Als gesichrt gilt jedoch, dass in diesem Zustand das sogenannte „Default Mode Network“ (Ruhezustandsnetzwerk) aktiv wird. Es handelt sich dabei um ein verteiltes Netzwerk, das präfrontale und parietale Strukturen aufweist. Es wird immer dann aktiv, wenn wir uns ein Stück weit von der Welt entkoppeln und das Gehirn sich mit sich selbst beschäftigt. Das ist vor allem dann der Fall, wenn keine oder wenig Informationen von außen aufgenommen werden. Dann kommen wir innerlich ins Nachdenken, Erinnern und Planen. Es geht hier also um selbstreferentielles Denken. Dabei ist das Ruhezustandsnetzwerk nicht nur bei Langeweile aktiv, sondern auch wenn wir einfach spazieren gehen oder aus dem Zugfenster schauen.

Das Ruhezustandsnetzwerk ist sehr assoziativ, das Gehirn stellt viele Verknüpfungen und Bezüge her. Deswegen können aus Langeweile Ideen entstehen – Langeweile ist also ein durchaus sinnvoller Zustand. Dafür müssen wir sie aber erstmal zulassen. Ein gutes Beispiel sind Kinder, die aus der Langeweile heraus oftmals die besten Ideen für neue Spiele entwickeln und sich dann in sie vertiefen. Auch wir als Erwachsene werden in Zuständen von Langeweile oft kreativ. Sobald wir uns aber sofort ablenken und etwa zum Smartphone greifen, um diesen Zustand nicht „ertragen“ zu müssen, verstummt das Ruhezustandsnetzwerk und das assoziative Arbeiten rückt in den Hintergrund.

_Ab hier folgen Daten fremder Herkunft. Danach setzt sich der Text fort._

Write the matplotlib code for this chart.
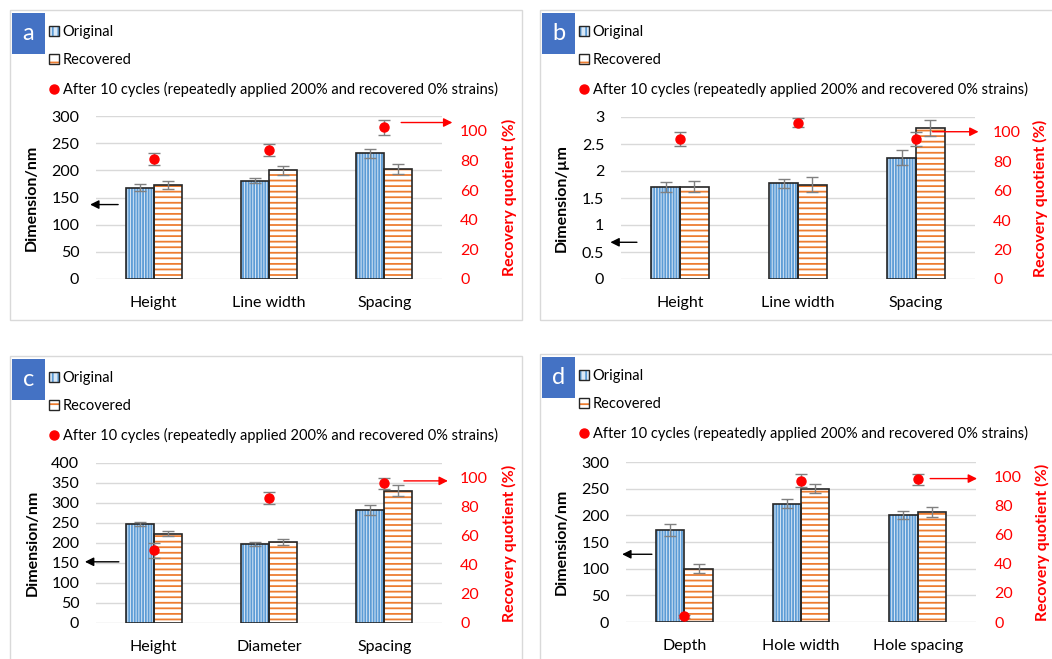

Langeweile fördert nicht nur kreative Ideen, sondern auch emotionale Kompetenz und Reife. Gerade für die Entwicklung junger Menschen ist es wichtig, für eigene Probleme Lösungen zu finden und sich mit ihnen auseinanderzusetzen. Aus psychiatrischer Sicht macht dauernde Ablenkung von persönlichen Themen den Menschen nicht reifer, emotional kompetenter und mündiger. Zustände des selbstreferentiellen Denkens, zu denen auch die Langeweile gehört, sind also auch aus psychologischer Sicht wichtig.

Ergänzend sollte man jedoch, dass nur die episodische Langeweile gut für uns ist. Wenn jemand dagegen über Wochen oder Monate ein Gefühl der Langeweile empfindet, sollte man sich das genauer anschauen. Dann kann eine chronische Unterforderung dahinterstecken, die langfristig auch depressiv stimmen kann. Auch bei der Langeweile ist die richtige Dosis entscheidend.

Protokoll: Natalie Steinmann

Aufmerksamkeit

Aufmerksamkeit/-/attention

Aufmerksamkeit dient uns als Werkzeug, innere und äußere Reize bewusst wahrzunehmen. Dies gelingt uns, indem wir unsere mentalen Ressourcen auf eine begrenzte Anzahl von Bewusstseinsinhalten konzentrieren. Während manche Stimuli automatisch unsere Aufmerksamkeit auf sich ziehen, können wir andere kontrolliert auswählen. Unbewusst verarbeitet das Gehirn immer auch Reize, die gerade nicht im Zentrum unserer Aufmerksamkeit stehen.

Emotionen

Emotionen/-/emotions

Unter „Emotionen“ verstehen Neurowissenschaftler psychische Prozesse, die durch äußere Reize ausgelöst werden und eine Handlungsbereitschaft zur Folge haben. Emotionen entstehen im limbischen System, einem stammesgeschichtlich alten Teil des Gehirns. Der Psychologe Paul Ekman hat sechs kulturübergreifende Basisemotionen definiert, die sich in charakteristischen Gesichtsausdrücken widerspiegeln: Freude, Ärger, Angst, Überraschung, Trauer und Ekel.